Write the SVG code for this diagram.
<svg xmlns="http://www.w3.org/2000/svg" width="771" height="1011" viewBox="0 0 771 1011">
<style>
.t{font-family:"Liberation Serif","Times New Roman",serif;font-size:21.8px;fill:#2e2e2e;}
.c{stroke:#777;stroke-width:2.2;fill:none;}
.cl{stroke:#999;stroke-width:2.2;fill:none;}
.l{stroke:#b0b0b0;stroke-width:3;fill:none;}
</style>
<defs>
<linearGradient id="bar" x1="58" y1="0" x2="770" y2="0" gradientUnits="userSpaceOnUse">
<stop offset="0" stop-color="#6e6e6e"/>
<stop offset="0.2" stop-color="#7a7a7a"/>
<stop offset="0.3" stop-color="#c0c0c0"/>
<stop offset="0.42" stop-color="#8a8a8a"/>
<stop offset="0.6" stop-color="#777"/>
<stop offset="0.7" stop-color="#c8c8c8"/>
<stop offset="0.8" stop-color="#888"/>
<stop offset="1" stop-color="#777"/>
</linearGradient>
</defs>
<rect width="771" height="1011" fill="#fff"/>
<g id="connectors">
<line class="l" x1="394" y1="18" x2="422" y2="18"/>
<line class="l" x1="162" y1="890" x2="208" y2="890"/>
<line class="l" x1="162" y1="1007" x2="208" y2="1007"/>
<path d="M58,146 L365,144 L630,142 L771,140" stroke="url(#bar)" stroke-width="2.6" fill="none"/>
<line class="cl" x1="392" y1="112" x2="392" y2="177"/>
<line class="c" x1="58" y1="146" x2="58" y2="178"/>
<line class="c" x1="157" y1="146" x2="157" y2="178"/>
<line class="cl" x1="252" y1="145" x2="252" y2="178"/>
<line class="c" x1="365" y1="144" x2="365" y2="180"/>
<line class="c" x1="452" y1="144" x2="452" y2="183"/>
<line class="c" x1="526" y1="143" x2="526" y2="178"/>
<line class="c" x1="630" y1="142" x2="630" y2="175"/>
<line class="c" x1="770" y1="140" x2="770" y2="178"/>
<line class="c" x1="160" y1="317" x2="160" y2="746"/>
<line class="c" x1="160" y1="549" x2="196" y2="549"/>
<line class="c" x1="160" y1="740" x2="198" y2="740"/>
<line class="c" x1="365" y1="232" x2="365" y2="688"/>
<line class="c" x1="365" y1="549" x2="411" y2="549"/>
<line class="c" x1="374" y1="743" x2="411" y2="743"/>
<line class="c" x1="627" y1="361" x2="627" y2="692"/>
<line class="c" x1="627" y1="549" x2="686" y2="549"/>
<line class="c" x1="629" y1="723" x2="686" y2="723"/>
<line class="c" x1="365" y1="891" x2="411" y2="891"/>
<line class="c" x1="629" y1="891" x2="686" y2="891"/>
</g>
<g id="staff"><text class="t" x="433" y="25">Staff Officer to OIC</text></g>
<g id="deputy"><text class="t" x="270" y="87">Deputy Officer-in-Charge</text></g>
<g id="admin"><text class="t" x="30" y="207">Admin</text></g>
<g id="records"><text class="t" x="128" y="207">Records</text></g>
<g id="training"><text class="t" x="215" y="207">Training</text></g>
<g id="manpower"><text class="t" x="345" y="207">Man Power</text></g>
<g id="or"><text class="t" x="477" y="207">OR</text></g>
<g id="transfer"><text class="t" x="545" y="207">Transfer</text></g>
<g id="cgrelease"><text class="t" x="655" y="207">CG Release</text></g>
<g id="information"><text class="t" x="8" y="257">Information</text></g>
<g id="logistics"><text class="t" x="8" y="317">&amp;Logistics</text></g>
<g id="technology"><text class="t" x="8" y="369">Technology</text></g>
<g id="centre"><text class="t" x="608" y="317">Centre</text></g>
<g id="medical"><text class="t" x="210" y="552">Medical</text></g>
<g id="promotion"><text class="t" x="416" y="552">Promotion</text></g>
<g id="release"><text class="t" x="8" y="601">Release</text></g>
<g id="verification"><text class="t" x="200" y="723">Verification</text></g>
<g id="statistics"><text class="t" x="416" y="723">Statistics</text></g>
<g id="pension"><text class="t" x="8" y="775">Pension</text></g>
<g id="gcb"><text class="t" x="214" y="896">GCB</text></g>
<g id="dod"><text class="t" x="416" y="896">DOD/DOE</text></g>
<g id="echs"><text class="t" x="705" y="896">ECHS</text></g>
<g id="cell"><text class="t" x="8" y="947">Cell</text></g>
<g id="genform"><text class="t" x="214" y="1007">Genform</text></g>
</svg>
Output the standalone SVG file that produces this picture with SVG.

---------------

Work instructions
Extract the full set of entries word for word.

Task response
Write the SVG code for this diagram.
<svg xmlns="http://www.w3.org/2000/svg" width="771" height="1011" viewBox="0 0 771 1011">
<style>
.t{font-family:"Liberation Serif","Times New Roman",serif;font-size:21.8px;fill:#2e2e2e;}
.c{stroke:#777;stroke-width:2.2;fill:none;}
.cl{stroke:#999;stroke-width:2.2;fill:none;}
.l{stroke:#b0b0b0;stroke-width:3;fill:none;}
</style>
<defs>
<linearGradient id="bar" x1="58" y1="0" x2="770" y2="0" gradientUnits="userSpaceOnUse">
<stop offset="0" stop-color="#6e6e6e"/>
<stop offset="0.2" stop-color="#7a7a7a"/>
<stop offset="0.3" stop-color="#c0c0c0"/>
<stop offset="0.42" stop-color="#8a8a8a"/>
<stop offset="0.6" stop-color="#777"/>
<stop offset="0.7" stop-color="#c8c8c8"/>
<stop offset="0.8" stop-color="#888"/>
<stop offset="1" stop-color="#777"/>
</linearGradient>
</defs>
<rect width="771" height="1011" fill="#fff"/>
<g id="connectors">
<line class="l" x1="394" y1="18" x2="422" y2="18"/>
<line class="l" x1="162" y1="890" x2="208" y2="890"/>
<line class="l" x1="162" y1="1007" x2="208" y2="1007"/>
<path d="M58,146 L365,144 L630,142 L771,140" stroke="url(#bar)" stroke-width="2.6" fill="none"/>
<line class="cl" x1="392" y1="112" x2="392" y2="177"/>
<line class="c" x1="58" y1="146" x2="58" y2="178"/>
<line class="c" x1="157" y1="146" x2="157" y2="178"/>
<line class="cl" x1="252" y1="145" x2="252" y2="178"/>
<line class="c" x1="365" y1="144" x2="365" y2="180"/>
<line class="c" x1="452" y1="144" x2="452" y2="183"/>
<line class="c" x1="526" y1="143" x2="526" y2="178"/>
<line class="c" x1="630" y1="142" x2="630" y2="175"/>
<line class="c" x1="770" y1="140" x2="770" y2="178"/>
<line class="c" x1="160" y1="317" x2="160" y2="746"/>
<line class="c" x1="160" y1="549" x2="196" y2="549"/>
<line class="c" x1="160" y1="740" x2="198" y2="740"/>
<line class="c" x1="365" y1="232" x2="365" y2="688"/>
<line class="c" x1="365" y1="549" x2="411" y2="549"/>
<line class="c" x1="374" y1="743" x2="411" y2="743"/>
<line class="c" x1="627" y1="361" x2="627" y2="692"/>
<line class="c" x1="627" y1="549" x2="686" y2="549"/>
<line class="c" x1="629" y1="723" x2="686" y2="723"/>
<line class="c" x1="365" y1="891" x2="411" y2="891"/>
<line class="c" x1="629" y1="891" x2="686" y2="891"/>
</g>
<g id="staff"><text class="t" x="433" y="25">Staff Officer to OIC</text></g>
<g id="deputy"><text class="t" x="270" y="87">Deputy Officer-in-Charge</text></g>
<g id="admin"><text class="t" x="30" y="207">Admin</text></g>
<g id="records"><text class="t" x="128" y="207">Records</text></g>
<g id="training"><text class="t" x="215" y="207">Training</text></g>
<g id="manpower"><text class="t" x="345" y="207">Man Power</text></g>
<g id="or"><text class="t" x="477" y="207">OR</text></g>
<g id="transfer"><text class="t" x="545" y="207">Transfer</text></g>
<g id="cgrelease"><text class="t" x="655" y="207">CG Release</text></g>
<g id="information"><text class="t" x="8" y="257">Information</text></g>
<g id="logistics"><text class="t" x="8" y="317">&amp;Logistics</text></g>
<g id="technology"><text class="t" x="8" y="369">Technology</text></g>
<g id="centre"><text class="t" x="608" y="317">Centre</text></g>
<g id="medical"><text class="t" x="210" y="552">Medical</text></g>
<g id="promotion"><text class="t" x="416" y="552">Promotion</text></g>
<g id="release"><text class="t" x="8" y="601">Release</text></g>
<g id="verification"><text class="t" x="200" y="723">Verification</text></g>
<g id="statistics"><text class="t" x="416" y="723">Statistics</text></g>
<g id="pension"><text class="t" x="8" y="775">Pension</text></g>
<g id="gcb"><text class="t" x="214" y="896">GCB</text></g>
<g id="dod"><text class="t" x="416" y="896">DOD/DOE</text></g>
<g id="echs"><text class="t" x="705" y="896">ECHS</text></g>
<g id="cell"><text class="t" x="8" y="947">Cell</text></g>
<g id="genform"><text class="t" x="214" y="1007">Genform</text></g>
</svg>
Output the standalone SVG file that produces this picture with SVG.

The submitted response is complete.